WHAT YOU ARE ASKED TO DO: Copy the lines of the data below exactly, starting at the first and stopping after the line that contains "import * as"; include no pictures.

--- START TASK INPUT ---

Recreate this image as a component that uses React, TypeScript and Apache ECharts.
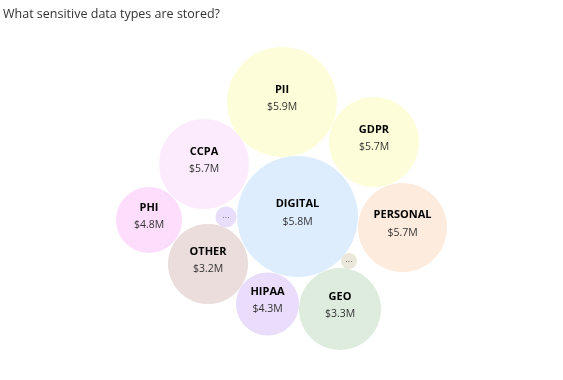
import React, { useEffect, useRef } from "react";
import * as echarts from "echarts";

const titleText = "What sensitive data types are stored?";
const names = ["PII", "GDPR", "CCPA", "PHI", "", "OTHER", "DIGITAL", "PERSONAL", "", "HIPAA", "GEO"];
const values = ["$5.9M", "$5.7M", "$5.7M", "$4.8M", "…", "$3.2M", "$5.8M", "$5.7M", "…", "$4.3M", "$3.3M"];
const bubbleX = [282, 374, 204, 149, 226, 208, 297.5, 402.5, 349, 267.5, 340];
const bubbleY = [102, 142, 164, 220, 217, 264, 216.5, 227.5, 261, 304, 309];
const bubbleR = [55, 45, 45, 33, 10.5, 40, 60.5, 44.5, 8, 31.5, 41];
const colors = ["#FEFDD9", "#FEFDD9", "#FCEBFC", "#FCDEFC", "#E8DEFB", "#EADDDC", "#DDEDFE", "#FDEBDD", "#EBE7DA", "#EADCFB", "#DEECDE"];

export default function App() {
  const ref = useRef<HTMLDivElement>(null);
  useEffect(() => {
    const chart = echarts.init(ref.current!, null, { renderer: "svg" });
    const data = names.map((n, i) => ({
      value: [bubbleX[i], bubbleY[i]],
      symbolSize: bubbleR[i] * 2,
      itemStyle: { color: colors[i], opacity: 1 },
      label: n
        ? {
            show: true,
            position: "inside",
            offset: [0, -5],
            formatter: `{n|${n}}\n{v|${values[i]}}`,
            rich: {
              n: { fontFamily: "Open Sans", fontWeight: "bold", fontSize: 11, color: "#000", lineHeight: 18 },
              v: { fontFamily: "Open Sans", fontSize: 10.5, color: "#333", lineHeight: 18 },
            },
          }
        : {
            show: true,
            position: "inside",
            formatter: "···",
            fontSize: 7,
            color: "#555",
          },
    }));
    chart.setOption({
      animation: false,
      title: {
        text: titleText,
        left: 0,
        top: 2,
        padding: [5, 3],
        textStyle: { fontFamily: "Open Sans", fontSize: 12.5, fontWeight: "normal", color: "#333" },
      },
      grid: { left: 0, right: 0, top: 0, bottom: 0 },
      xAxis: { type: "value", min: 0, max: 563, show: false },
      yAxis: { type: "value", min: 0, max: 380, inverse: true, show: false },
      series: [
        {
          type: "scatter",
          symbol: "circle",
          data,
          itemStyle: { opacity: 1 },
          emphasis: { disabled: true },
        },
      ],
    });
    return () => chart.dispose();
  }, []);
  return <div ref={ref} style={{ position: "fixed", left: 0, top: 0, width: 563, height: 380 }} />;
}
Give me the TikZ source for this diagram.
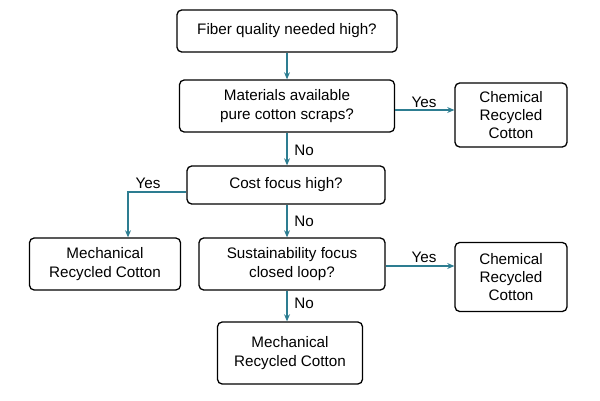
\documentclass[tikz,border=0pt]{standalone}
\usepackage{fontspec}
\setmainfont{Liberation Sans}
\usetikzlibrary{positioning,arrows.meta,calc}
\definecolor{flowteal}{RGB}{45,125,145}

\begin{document}
\begin{tikzpicture}[
  x=0.03cm, y=-0.03cm,
  box/.style={draw, line width=1.1pt, rounded corners=4pt, align=center,
    font=\fontsize{13}{15.5}\selectfont, inner sep=0pt},
  flow/.style={draw=flowteal, line width=1pt, -{Stealth[length=6pt,width=5pt]}},
  lbl/.style={font=\fontsize{13}{15.5}\selectfont},
]
  \useasboundingbox (0,0) rectangle (600,400);

  % --- decisions ---
  \node[box, minimum width=220*0.03cm, minimum height=42*0.03cm] (fiber) at (287,31) {Fiber quality needed high?};
  \node[box, minimum width=215*0.03cm, minimum height=52*0.03cm] (scraps) at (287,106) {Materials available\\pure cotton scraps?};
  \node[box, minimum width=198*0.03cm, minimum height=38*0.03cm] (cost) at (286,185) {Cost focus high?};
  \node[box, minimum width=186*0.03cm, minimum height=52*0.03cm] (loop) at (292,264) {Sustainability focus\\closed loop?};

  % --- outcomes ---
  \node[box, minimum width=112*0.03cm, minimum height=64*0.03cm] (chemA) at (511,115) {Chemical\\Recycled\\Cotton};
  \node[box, minimum width=151*0.03cm, minimum height=52*0.03cm] (mechA) at (105,264) {Mechanical\\Recycled Cotton};
  \node[box, minimum width=112*0.03cm, minimum height=69*0.03cm] (chemB) at (511,277) {Chemical\\Recycled\\Cotton};
  \node[box, minimum width=145*0.03cm, minimum height=62*0.03cm] (mechB) at (290,353) {Mechanical\\Recycled Cotton};

  % --- connectors ---
  \draw[flow] (fiber.south -| 287,0) -- (scraps.north -| 287,0);
  \draw[flow] (scraps.east |- 0,110) -- (chemA.west |- 0,110);
  \node[lbl] (yesA) at (424,102) {Yes};
  \draw[flow] (scraps.south -| 287,0) -- (cost.north -| 287,0);
  \node[lbl] (noA) at (304,150) {No};
  \draw[flow] (cost.west |- 0,192) -| (mechA.north -| 128,0);
  \node[lbl] (yesB) at (148,183) {Yes};
  \draw[flow] (cost.south -| 287,0) -- (loop.north -| 287,0);
  \node[lbl] (noB) at (304,221) {No};
  \draw[flow] (loop.east |- 0,266) -- (chemB.west |- 0,266);
  \node[lbl] (yesC) at (424,257) {Yes};
  \draw[flow] (loop.south -| 287,0) -- (mechB.north -| 287,0);
  \node[lbl] (noC) at (304,303) {No};
\end{tikzpicture}
\end{document}
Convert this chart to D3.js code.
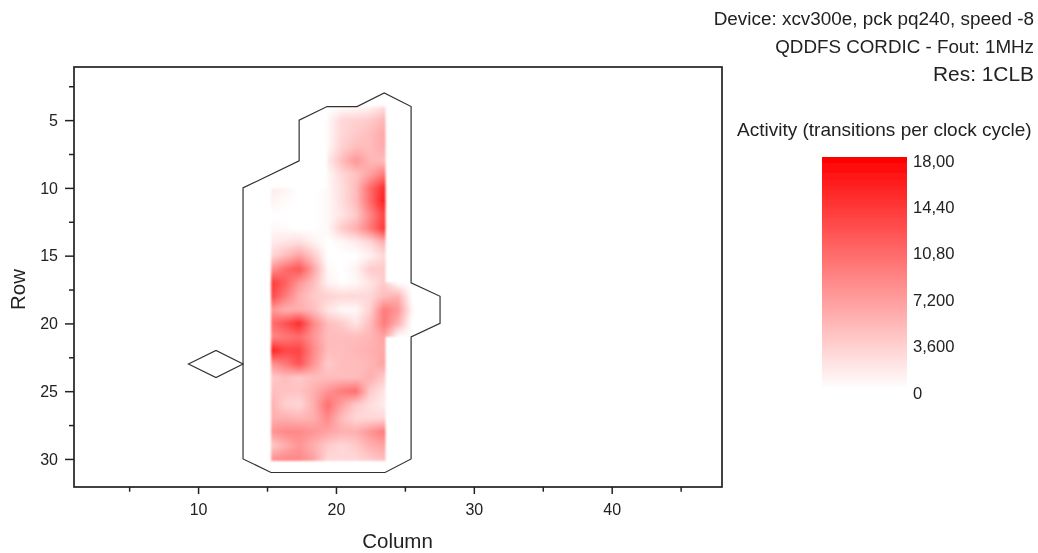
<!DOCTYPE html>
<html><head><meta charset="utf-8">
<script src="https://cdnjs.cloudflare.com/ajax/libs/d3/7.8.5/d3.min.js"></script>
<style>html,body{margin:0;padding:0;background:#fff}svg{display:block}text{font-family:"Liberation Sans",Arial,sans-serif;fill:#222}</style>
</head><body><div id="c"></div>
<script>
const cols=[15.3,16.33,17.35,18.38,19.4,20.43,21.45,22.48,23.5,24.5,25.5];
const rows=[4,5,6,7,8,9,10,11,12,13,14,15,16,17,18,19,20,21,22,23,24,25,26,27,28,29,30];
const _=null;
const activity=[
[_,_,_,_,0,0,0.2,0.8,2.5,_,_],
[_,_,_,_,0.5,3,3.5,4,5.5,_,_],
[_,_,_,_,0.5,3,4,5,6.5,_,_],
[_,_,_,_,0.5,3.5,5,5,6.5,_,_],
[_,_,_,_,1.5,5,8,5.5,5,_,_],
[_,_,_,_,0.5,3,4.5,7,10,_,_],
[1.5,1,0,0,0.5,2.5,5,11,16,_,_],
[1,0.3,0,0,0.5,2.5,5,11,17,_,_],
[0,0,0,0,0.5,2,4,9,14,_,_],
[0.5,0.3,0,0,0.5,4,6,10,15,_,_],
[1.5,2,2.5,1,0,0.5,1.5,3,6,_,_],
[3,5,7,4,0,0,0,1,3,_,_],
[8,11,13,7,0.5,0,1,4,4,_,_],
[15,12,8,5,1,0,0.5,2,4,0,0],
[14,10,6,4,3.5,3,3,3,5,6,0],
[8,6,6,5,2,0.5,0.5,3.5,10,8,1],
[11,13,16,9,5,4,2,5,10,6,0],
[9,10,11,8,5,5,5,5.5,7,0,0],
[17,14,14,9,5,5,5.5,6,6.5,_,_],
[8,10,13,8,4,5,5,5.5,7,_,_],
[4,5,4,5,5,5,5,6,4,_,_],
[5,4.5,4.5,6,8,10,11,4,2,_,_],
[6,3.5,3,6,11,7,4,2.5,1.5,_,_],
[6,6,5.5,6,9,5,3,3,3,_,_],
[8,9,9,8,7,6,6,8,10,_,_],
[4,6,8,6,4,3,4,6,7,_,_],
[8,9,9,7,3,3,3,4,5,_,_]];
const outline=[[13.26,10],[17.33,8],[17.33,5],[19.36,4],[21.53,4],[23.5,3],[25.45,4],[25.45,17],[27.55,18],[27.55,20],[25.45,21],[25.45,30],[23.56,31],[15.29,31],[13.26,30]];
const island=[[9.3,23],[11.3,22],[13.26,23],[11.3,24]];
const xTicks=[10,20,30,40], xMinor=[5,15,25,35,45];
const yTicks=[5,10,15,20,25,30], yMinor=[2.5,7.5,12.5,17.5,22.5,27.5];
const legendLabels=["18,00","14,40","10,80","7,200","3,600","0"];
const legendValues=[18,14.4,10.8,7.2,3.6,0];
const header=["Device: xcv300e, pck pq240, speed -8","QDDFS CORDIC - Fout: 1MHz","Res: 1CLB"];

const W=1038,H=553;
const svg=d3.select("#c").append("svg").attr("width",W).attr("height",H);
const defs=svg.append("defs");
defs.append("filter").attr("id","soft").attr("x","0").attr("y","0").attr("width","100%").attr("height","100%")
  .append("feGaussianBlur").attr("stdDeviation",0.45);
defs.append("filter").attr("id","heat").attr("x","-5%").attr("y","-5%").attr("width","110%").attr("height","110%")
  .append("feGaussianBlur").attr("stdDeviation",1.1);
const root=svg.append("g").attr("filter","url(#soft)");
root.append("rect").attr("width",W).attr("height",H).attr("fill","#fff");
const x=d3.scaleLinear().domain([1,48]).range([74,722]);
const y=d3.scaleLinear().domain([1.08,32.07]).range([67,487]);
const color=d3.scaleLinear().domain([0,18]).range(["#fff","#ff0000"]).clamp(true);

function bilinear(cx,ry){
  const i=Math.min(cols.length-2,d3.bisectRight(cols,cx)-1), j=Math.min(rows.length-2,d3.bisectRight(rows,ry)-1);
  if(i<0||j<0)return null;
  const a=activity[j][i],b=activity[j][i+1],c=activity[j+1][i],d=activity[j+1][i+1];
  if(a===null||b===null||c===null||d===null)return null;
  const t=(cx-cols[i])/(cols[i+1]-cols[i]),u=(ry-rows[j])/(rows[j+1]-rows[j]);
  return a*(1-t)*(1-u)+b*t*(1-u)+c*(1-t)*u+d*t*u;
}
const step=2, samples=[];
for(let px=x(cols[0]);px<x(cols[cols.length-1]);px+=step)
  for(let py=y(rows[0]);py<y(rows[rows.length-1]);py+=step){
    const v=bilinear(x.invert(px+step/2),y.invert(py+step/2));
    if(v!==null&&v>0.15)samples.push({px,py,v});
  }
root.append("g").attr("filter","url(#heat)").selectAll("rect").data(samples).join("rect")
  .attr("x",d=>d.px).attr("y",d=>d.py).attr("width",step+0.3).attr("height",step+0.3)
  .attr("fill",d=>color(d.v));

const line=d3.line().x(d=>x(d[0])).y(d=>y(d[1]));
[outline,island].forEach(p=>root.append("path").attr("d",line(p)+"Z").attr("fill","none").attr("stroke","#333").attr("stroke-width",1.2));

root.append("rect").attr("x",74).attr("y",67).attr("width",648).attr("height",420).attr("fill","none").attr("stroke","#222").attr("stroke-width",1.7);

const ax=root.append("g").attr("transform","translate(0,487)").call(d3.axisBottom(x).tickValues(xTicks).tickSize(7).tickSizeOuter(0).tickPadding(9.5));
const axm=root.append("g").attr("transform","translate(0,487)").call(d3.axisBottom(x).tickValues(xMinor).tickSize(4.7).tickSizeOuter(0).tickFormat(""));
const ay=root.append("g").attr("transform","translate(74,0)").call(d3.axisLeft(y).tickValues(yTicks).tickSize(9).tickSizeOuter(0).tickPadding(7));
const aym=root.append("g").attr("transform","translate(74,0)").call(d3.axisLeft(y).tickValues(yMinor).tickSize(5).tickSizeOuter(0).tickFormat(""));
[ax,axm,ay,aym].forEach(g=>{g.select(".domain").remove();g.selectAll("line").attr("stroke","#222").attr("stroke-width",1.5);g.selectAll("text").attr("font-size",16).attr("font-family",null)});

root.append("text").attr("x",397.5).attr("y",548).attr("text-anchor","middle").attr("font-size",20.5).text("Column");
root.append("text").attr("transform","translate(25,289.5) rotate(-90)").attr("text-anchor","middle").attr("font-size",20.5).text("Row");

const hy=[25,53,81],hs=[18.9,18.8,20.9];
root.append("g").selectAll("text").data(header).join("text").attr("x",1034).attr("y",(d,i)=>hy[i]).attr("text-anchor","end").attr("font-size",(d,i)=>hs[i]).text(d=>d);
root.append("text").attr("x",737).attr("y",136).attr("font-size",19).text("Activity (transitions per clock cycle)");

const ly=d3.scaleLinear().domain([0,18]).range([389,157]);
const levels=d3.range(157,389).map(p=>ly.invert(p+0.5));
root.append("g").selectAll("rect").data(levels).join("rect")
  .attr("x",822).attr("width",85).attr("y",d=>Math.floor(ly(d))).attr("height",1.2)
  .attr("fill",d=>color(d));
root.append("g").selectAll("text").data(legendLabels).join("text")
  .attr("x",913).attr("y",(d,i)=>ly(legendValues[i])+9.5).attr("font-size",16.6).text(d=>d);
</script></body></html>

--- END TASK INPUT ---

CORRECT OUTPUT:
Recreate this image as a component that uses React, TypeScript and Apache ECharts.
import React, { useEffect, useRef } from "react";
import * as echarts from "echarts";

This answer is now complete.